DO THIS: Quote word for word the lines below, beginning with the first and ending with the one that has "(p1) at (148,335);". Drop the pictures.

## START GIVEN MATERIAL

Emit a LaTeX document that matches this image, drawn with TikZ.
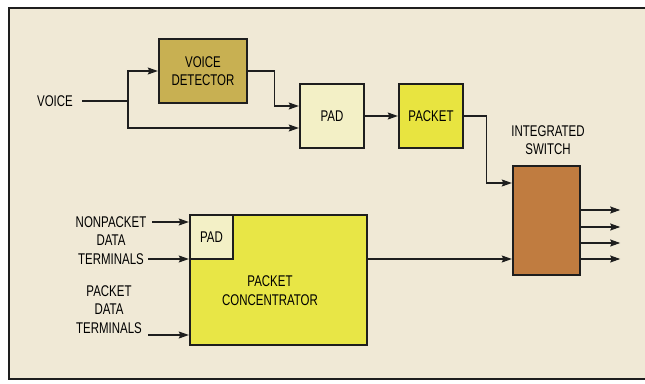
\documentclass[tikz,border=0pt]{standalone}
\usepackage{fontspec}
\setmainfont{Liberation Sans}[FakeStretch=0.74]
\usetikzlibrary{arrows.meta,calc}
\definecolor{bg}{RGB}{240,233,214}
\definecolor{vdcol}{RGB}{200,176,82}
\definecolor{padcol}{RGB}{243,240,198}
\definecolor{pktcol}{RGB}{232,228,64}
\definecolor{conccol}{RGB}{232,230,70}
\definecolor{swcol}{RGB}{192,124,64}
\definecolor{ink}{RGB}{30,30,30}
\tikzset{
  box/.style={draw=ink, line width=2.4pt, inner sep=0pt, align=center, font=\fontsize{15.5}{18}\selectfont},
  lbl/.style={inner sep=0pt, align=center, font=\fontsize{15.5}{18.5}\selectfont},
  conn/.style={draw=ink, line width=1.1pt},
  arr/.style={conn, -{Stealth[length=10pt,width=7pt,inset=1.5pt]}},
}
\begin{document}
\begin{tikzpicture}[x=1pt,y=-1pt]
\useasboundingbox (0,0) rectangle (645,383);
\fill[white] (0,0) rectangle (645,383);
\fill[bg] (9,8) rectangle (645,379);
\draw[ink, line width=2pt] (645,8) -- (9,8) -- (9,379) -- (645,379);

% boxes
\node[box, fill=vdcol, minimum width=88, minimum height=64] (vd) at (203,71) {VOICE\\DETECTOR};
\node[box, fill=padcol, minimum width=64, minimum height=64] (pad) at (332,116) {PAD};
\node[box, fill=pktcol, minimum width=64, minimum height=64] (pkt) at (431,116) {PACKET};
\node[box, fill=swcol, minimum width=67, minimum height=109] (sw) at (546.5,220.5) {};
\node[box, fill=conccol, minimum width=177, minimum height=130] (conc) at (278.5,280) {};
\node[box, fill=padcol, minimum width=43, minimum height=44] (pad2) at (211.5,237) {PAD};
\node[lbl] (conctxt) at (270,290.5) {PACKET\\CONCENTRATOR};

% labels
\node[lbl] (voice) at (55,101) {VOICE};
\node[lbl] (swtxt) at (548,140) {INTEGRATED\\SWITCH};
\node[lbl] (npk) at (111,240.5) {NONPACKET\\DATA\\TERMINALS};
\node[lbl] (pk) at (109,309.5) {PACKET\\DATA\\TERMINALS};

% coordinates
\coordinate (v0) at (82,101);
\coordinate (j) at (128,101);
\coordinate (n1) at (152,222);
\coordinate (n2) at (148,259);
\coordinate (p1) at (148,335);

% voice path
\draw[conn] (v0) -- (j);
\draw[arr] (j) |- (vd.west);
\draw[arr] (j) |- ($(pad.west)+(0,12)$);
\draw[arr] (vd.east) -- ++(26,0) |- ($(pad.west)+(0,-10)$);
\draw[arr] (pad.east) -- (pkt.west);
\draw[arr] (pkt.east) -- ++(22,0) |- ($(sw.west)+(0,-37.5)$);

% data terminals
\draw[arr] (n1) -- (n1 -| conc.west);
\draw[arr] (n2) -- (n2 -| conc.west);
\draw[arr] (p1) -- (p1 -| conc.west);

% concentrator to switch
\draw[arr] ($(conc.east)+(0,-21)$) -- ($(sw.west)+(0,38.5)$);

% outputs
\foreach \dy in {-10.5,6.5,22.5,38.5}
  \draw[arr] ($(sw.east)+(0,\dy)$) -- ++(39,0);
\end{tikzpicture}
\end{document}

## END GIVEN MATERIAL

EXERCISE RESPONSE:
Emit a LaTeX document that matches this image, drawn with TikZ.
\documentclass[tikz,border=0pt]{standalone}
\usepackage{fontspec}
\setmainfont{Liberation Sans}[FakeStretch=0.74]
\usetikzlibrary{arrows.meta,calc}
\definecolor{bg}{RGB}{240,233,214}
\definecolor{vdcol}{RGB}{200,176,82}
\definecolor{padcol}{RGB}{243,240,198}
\definecolor{pktcol}{RGB}{232,228,64}
\definecolor{conccol}{RGB}{232,230,70}
\definecolor{swcol}{RGB}{192,124,64}
\definecolor{ink}{RGB}{30,30,30}
\tikzset{
  box/.style={draw=ink, line width=2.4pt, inner sep=0pt, align=center, font=\fontsize{15.5}{18}\selectfont},
  lbl/.style={inner sep=0pt, align=center, font=\fontsize{15.5}{18.5}\selectfont},
  conn/.style={draw=ink, line width=1.1pt},
  arr/.style={conn, -{Stealth[length=10pt,width=7pt,inset=1.5pt]}},
}
\begin{document}
\begin{tikzpicture}[x=1pt,y=-1pt]
\useasboundingbox (0,0) rectangle (645,383);
\fill[white] (0,0) rectangle (645,383);
\fill[bg] (9,8) rectangle (645,379);
\draw[ink, line width=2pt] (645,8) -- (9,8) -- (9,379) -- (645,379);

% boxes
\node[box, fill=vdcol, minimum width=88, minimum height=64] (vd) at (203,71) {VOICE\\DETECTOR};
\node[box, fill=padcol, minimum width=64, minimum height=64] (pad) at (332,116) {PAD};
\node[box, fill=pktcol, minimum width=64, minimum height=64] (pkt) at (431,116) {PACKET};
\node[box, fill=swcol, minimum width=67, minimum height=109] (sw) at (546.5,220.5) {};
\node[box, fill=conccol, minimum width=177, minimum height=130] (conc) at (278.5,280) {};
\node[box, fill=padcol, minimum width=43, minimum height=44] (pad2) at (211.5,237) {PAD};
\node[lbl] (conctxt) at (270,290.5) {PACKET\\CONCENTRATOR};

% labels
\node[lbl] (voice) at (55,101) {VOICE};
\node[lbl] (swtxt) at (548,140) {INTEGRATED\\SWITCH};
\node[lbl] (npk) at (111,240.5) {NONPACKET\\DATA\\TERMINALS};
\node[lbl] (pk) at (109,309.5) {PACKET\\DATA\\TERMINALS};

% coordinates
\coordinate (v0) at (82,101);
\coordinate (j) at (128,101);
\coordinate (n1) at (152,222);
\coordinate (n2) at (148,259);
\coordinate (p1) at (148,335);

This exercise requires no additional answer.